Opinion: The Yearly Death of Ag Data
So that headline sounds somewhat dark and ominous, doesn’t it? The thing about it is that it’s actually been happening for some time now. When you look at all the data that has been somewhat carelessly created by the various machines and controllers out there, it made me think that most of it is wasted and never used for anything. Heck, some are even trying to say it’s worth something, and while that’s great, it doesn’t really solve the issue. Why is this happening and what can be done to stop it or make the data more practical to be utilized?
[Related: Opinion: ROI or Die in Precision Agriculture]
First off, let’s look back to gain some perspective. Since the inception of monitors in the cab in the mid-90s there has been data being produced. This was done for very practical reasons, but because using any technology in the ag industry is by nature — for the lack of better term — “slow paced,” most people never really got used to it. Everyone was enamored with the yield number or autosteer and not having to drive, but actually doing something with the data was still generally painful.
Sure, there are all the different new technologies that make data management easier through wireless transfer, telematics, cloud computing or other methods. But even if the data is getting transferred somewhere, are people actually using that data? Data can be used for many things, from monitoring what the planter did, where and what was sprayed or fertilized, and how much was harvested and where, to using it for crop insurance and sustainability reporting, creating prescriptions, unfortunate litigations and lawful needs, or just basic tracking of what was done for comfort. While I’m not sure what the exact adoption rate for data usage is, but from what I’ve seen it’s still pretty low.
My main point is there needs to be a greater effort in using this data by people in general because there is plenty of opportunity to do so. Also, the groups that claim they can do all these great things with data need to step up their game with better education of what can be done and what the real benefit is, not just that it can be created and transferred. There needs to be more incentives to data usage, not just saying “hey, you could do this or that,” but more of “if you use it, you get this.”
Of course, the biggest problem really when you get down to it is data privacy. Many people I have spoken with have said growers often say “I don’t want anyone to have my data.” I know this conversation has been ongoing for some time now, but the ag industry isn’t doing a good enough job of tackling the data privacy issue and most of the money coming into ag tech doesn’t care about what the farmer really wants.

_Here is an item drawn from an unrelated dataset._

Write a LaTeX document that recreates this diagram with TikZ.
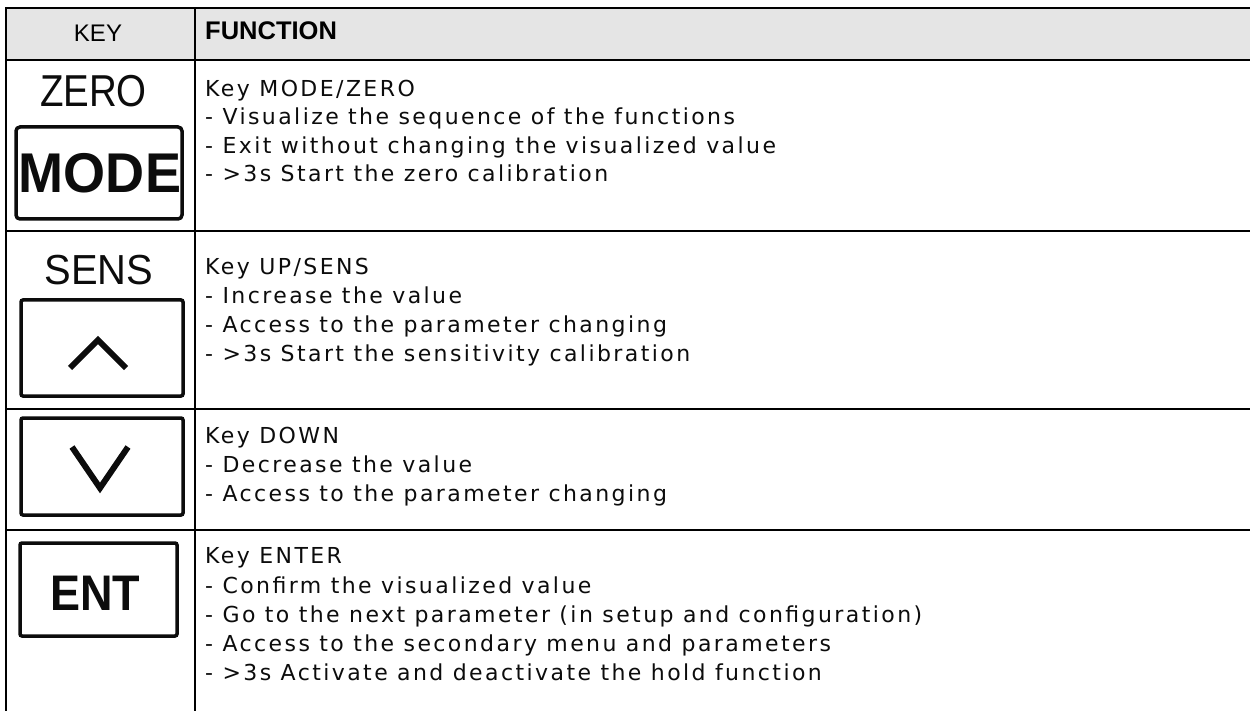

So, when we really start digging down in the dirt (pun intended) to why data isn’t used more in the ag industry and how it’s likely headed into another season of its untimely death, I hope this article will help open up the conversation and get things moving to change this issue. With the ag economy being what it is, growers need all they can to make sure they can make it through these troubled waters, and so do the companies that use and create the data as well. Maybe just maybe using some of this data can provide a better chance of that compared to the past. At the end of the day, we really just need to start using the tools in the tool box instead of staring at the tool chest. There is still time this season, so let’s just stop talking about the benefits of data and actually do something with it.